▶ [Information shown]
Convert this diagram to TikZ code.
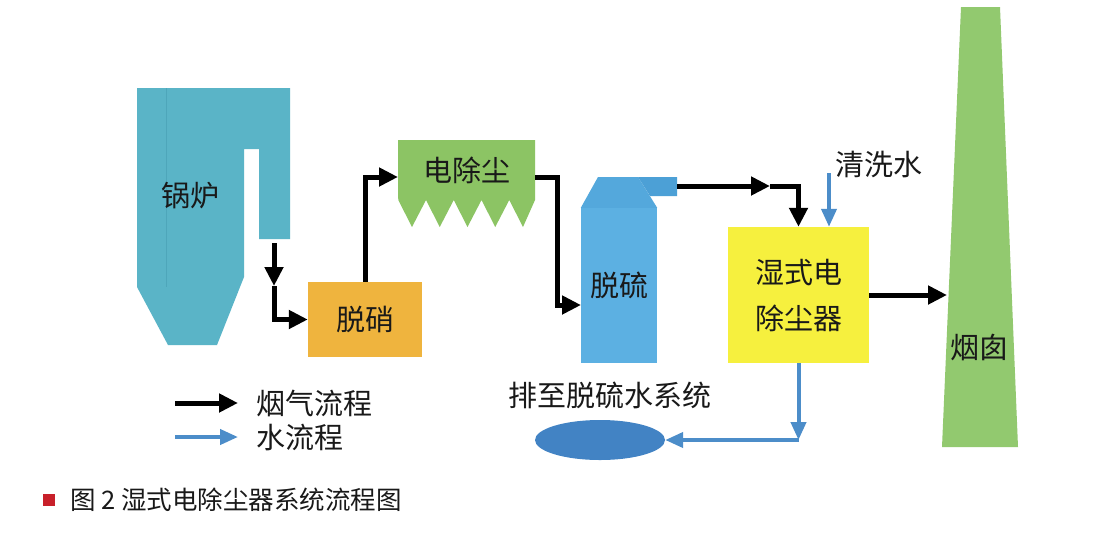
\documentclass[tikz,border=0pt]{standalone}
\usepackage{fontspec}
\newfontfamily\cjk{Noto Sans CJK SC}
\usepackage{xcolor}
\usetikzlibrary{positioning, calc, arrows.meta, shapes.geometric}
\definecolor{boilerblue}{RGB}{90,180,199}
\definecolor{boilerline}{RGB}{78,166,186}
\definecolor{denoxorange}{RGB}{239,180,62}
\definecolor{espgreen}{RGB}{140,196,100}
\definecolor{fgdblue}{RGB}{92,176,226}
\definecolor{fgdtop}{RGB}{84,168,220}
\definecolor{fgdduct}{RGB}{76,160,214}
\definecolor{wespyellow}{RGB}{246,240,62}
\definecolor{stackgreen}{RGB}{146,201,111}
\definecolor{pondblue}{RGB}{66,131,196}
\definecolor{waterblue}{RGB}{76,141,201}
\definecolor{capred}{RGB}{200,32,42}
\definecolor{txt}{RGB}{25,25,25}

\begin{document}
\begin{tikzpicture}[x=1pt, y=-1pt, every node/.style={font=\cjk\fontsize{29}{46}\selectfont, text=txt, inner sep=0pt}]
			\useasboundingbox[fill=white] (0,0) rectangle (1116,542);
			\tikzstyle{gas}=[line width=5pt, black, -{Triangle[length=19pt,width=18pt]}]
			\tikzstyle{water}=[line width=4pt, waterblue, -{Triangle[length=18pt,width=15pt]}]
			
			%% boiler
			\fill[boilerblue] (137,88) -- (290,88) -- (290,239) -- (259,239) -- (259,149) -- (244,149) -- (244,277) -- (217,345) -- (168,345) -- (137,287) -- cycle;
			\draw[boilerline, line width=0.8pt] (166,88) -- (166,287);
			\node (boiler) at (190,196) {锅炉};
			\coordinate (bout) at (274,243);
			\coordinate (bmid) at (274,286);
			
			\node[fill=denoxorange, minimum width=114pt, minimum height=75pt] (denox) at (365,319.5) {脱硝};
			
			%% electrostatic precipitator with hoppers
			\fill[espgreen] (398,140) -- (535,140) -- (535,200) \foreach \k in {4,...,0} { -- ({412+27.75*\k},227) -- ({398.25+27.75*\k},200) } -- cycle;
			\node (esp) at (467,170) {电除尘};
			\coordinate (espin) at (398,177);
			\coordinate (espout) at (535,177);
			
			%% desulfurization tower
			\node[fill=fgdblue, minimum width=76pt, minimum height=155pt] (fgd) at (619,285.5) {脱硫};
			\fill[fgdtop] (fgd.north west) -- (598,177) -- (638,177) -- (fgd.north east) -- cycle;
			\fill[fgdduct] (638,177) -- (677,177) -- (677,196) -- (650,196) -- cycle;
			\coordinate (fgdin) at (581,305);
			\coordinate (fgdout) at (677,186);
			\coordinate (gmid) at (770,186);
			
			\node[fill=wespyellow, minimum width=141pt, minimum height=136pt, align=center] (wesp) at (798.5,295) {湿式电\\除尘器};
			\node (wash) at (879,164) {清洗水};
			\coordinate (washin) at (829,173);
			
			%% chimney
			\fill[stackgreen] (961,7) -- (1000,7) -- (1018,447) -- (942,447) -- cycle;
			\node (stack) at (979,347) {烟囱};
			\coordinate (stackin) at (947,295);
			
			\node[ellipse, fill=pondblue, minimum width=130pt, minimum height=40pt] (pond) at (600,440) {};
			\node (drain) at (610,395) {排至脱硫水系统};
			
			%% flue gas
			\draw[gas] (bout) -- (bmid);
			\draw[gas] (bmid) |- (denox.west);
			\draw[gas] (denox.north) |- (espin);
			\draw[gas] (espout) -- ++(22,0) |- (fgdin);
			\draw[gas] (fgdout) -- (gmid);
			\draw[gas] (gmid) -| (wesp.north);
			\draw[gas] (wesp.east) -- (stackin);
			
			%% water
			\draw[water] (washin) -- (washin |- wesp.north);
			\draw[water] (wesp.south) -- (wesp.south |- pond.east);
			\draw[water] (wesp.south |- pond.east) -- (pond.east);
			
			%% legend
			\coordinate (lg1) at (175,403);
			\coordinate (lg2) at (238,403);
			\coordinate (lw1) at (175,437);
			\coordinate (lw2) at (238,437);
			\draw[gas] (lg1) -- (lg2);
			\draw[water] (lw1) -- (lw2);
			\node[right=18pt of lg2] (lgtext) {烟气流程};
			\node[right=18pt of lw2] (lwtext) {水流程};
			
			\node[fill=capred, minimum size=12pt] (mark) at (49,500) {};
			\node[right=15pt of mark, font=\cjk\fontsize{25.5}{30}\selectfont] (caption) {图 2 湿式电除尘器系统流程图};
			
			\end{tikzpicture}
\end{document}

▶ [Brief] Each line above is to be copied verbatim. Drop any image from the copy.

▶ [Expected answer]
Convert this diagram to TikZ code.
\documentclass[tikz,border=0pt]{standalone}
\usepackage{fontspec}
\newfontfamily\cjk{Noto Sans CJK SC}
\usepackage{xcolor}
\usetikzlibrary{positioning, calc, arrows.meta, shapes.geometric}
\definecolor{boilerblue}{RGB}{90,180,199}
\definecolor{boilerline}{RGB}{78,166,186}
\definecolor{denoxorange}{RGB}{239,180,62}
\definecolor{espgreen}{RGB}{140,196,100}
\definecolor{fgdblue}{RGB}{92,176,226}
\definecolor{fgdtop}{RGB}{84,168,220}
\definecolor{fgdduct}{RGB}{76,160,214}
\definecolor{wespyellow}{RGB}{246,240,62}
\definecolor{stackgreen}{RGB}{146,201,111}
\definecolor{pondblue}{RGB}{66,131,196}
\definecolor{waterblue}{RGB}{76,141,201}
\definecolor{capred}{RGB}{200,32,42}
\definecolor{txt}{RGB}{25,25,25}

\begin{document}
\begin{tikzpicture}[x=1pt, y=-1pt, every node/.style={font=\cjk\fontsize{29}{46}\selectfont, text=txt, inner sep=0pt}]
			\useasboundingbox[fill=white] (0,0) rectangle (1116,542);
			\tikzstyle{gas}=[line width=5pt, black, -{Triangle[length=19pt,width=18pt]}]
			\tikzstyle{water}=[line width=4pt, waterblue, -{Triangle[length=18pt,width=15pt]}]
			
			%% boiler
			\fill[boilerblue] (137,88) -- (290,88) -- (290,239) -- (259,239) -- (259,149) -- (244,149) -- (244,277) -- (217,345) -- (168,345) -- (137,287) -- cycle;
			\draw[boilerline, line width=0.8pt] (166,88) -- (166,287);
			\node (boiler) at (190,196) {锅炉};
			\coordinate (bout) at (274,243);
			\coordinate (bmid) at (274,286);
			
			\node[fill=denoxorange, minimum width=114pt, minimum height=75pt] (denox) at (365,319.5) {脱硝};
			
			%% electrostatic precipitator with hoppers
			\fill[espgreen] (398,140) -- (535,140) -- (535,200) \foreach \k in {4,...,0} { -- ({412+27.75*\k},227) -- ({398.25+27.75*\k},200) } -- cycle;
			\node (esp) at (467,170) {电除尘};
			\coordinate (espin) at (398,177);
			\coordinate (espout) at (535,177);
			
			%% desulfurization tower
			\node[fill=fgdblue, minimum width=76pt, minimum height=155pt] (fgd) at (619,285.5) {脱硫};
			\fill[fgdtop] (fgd.north west) -- (598,177) -- (638,177) -- (fgd.north east) -- cycle;
			\fill[fgdduct] (638,177) -- (677,177) -- (677,196) -- (650,196) -- cycle;
			\coordinate (fgdin) at (581,305);
			\coordinate (fgdout) at (677,186);
			\coordinate (gmid) at (770,186);
			
			\node[fill=wespyellow, minimum width=141pt, minimum height=136pt, align=center] (wesp) at (798.5,295) {湿式电\\除尘器};
			\node (wash) at (879,164) {清洗水};
			\coordinate (washin) at (829,173);
			
			%% chimney
			\fill[stackgreen] (961,7) -- (1000,7) -- (1018,447) -- (942,447) -- cycle;
			\node (stack) at (979,347) {烟囱};
			\coordinate (stackin) at (947,295);
			
			\node[ellipse, fill=pondblue, minimum width=130pt, minimum height=40pt] (pond) at (600,440) {};
			\node (drain) at (610,395) {排至脱硫水系统};
			
			%% flue gas
			\draw[gas] (bout) -- (bmid);
			\draw[gas] (bmid) |- (denox.west);
			\draw[gas] (denox.north) |- (espin);
			\draw[gas] (espout) -- ++(22,0) |- (fgdin);
			\draw[gas] (fgdout) -- (gmid);
			\draw[gas] (gmid) -| (wesp.north);
			\draw[gas] (wesp.east) -- (stackin);
			
			%% water
			\draw[water] (washin) -- (washin |- wesp.north);
			\draw[water] (wesp.south) -- (wesp.south |- pond.east);
			\draw[water] (wesp.south |- pond.east) -- (pond.east);
			
			%% legend
			\coordinate (lg1) at (175,403);
			\coordinate (lg2) at (238,403);
			\coordinate (lw1) at (175,437);
			\coordinate (lw2) at (238,437);
			\draw[gas] (lg1) -- (lg2);
			\draw[water] (lw1) -- (lw2);
			\node[right=18pt of lg2] (lgtext) {烟气流程};
			\node[right=18pt of lw2] (lwtext) {水流程};
			
			\node[fill=capred, minimum size=12pt] (mark) at (49,500) {};
			\node[right=15pt of mark, font=\cjk\fontsize{25.5}{30}\selectfont] (caption) {图 2 湿式电除尘器系统流程图};
			
			\end{tikzpicture}
\end{document}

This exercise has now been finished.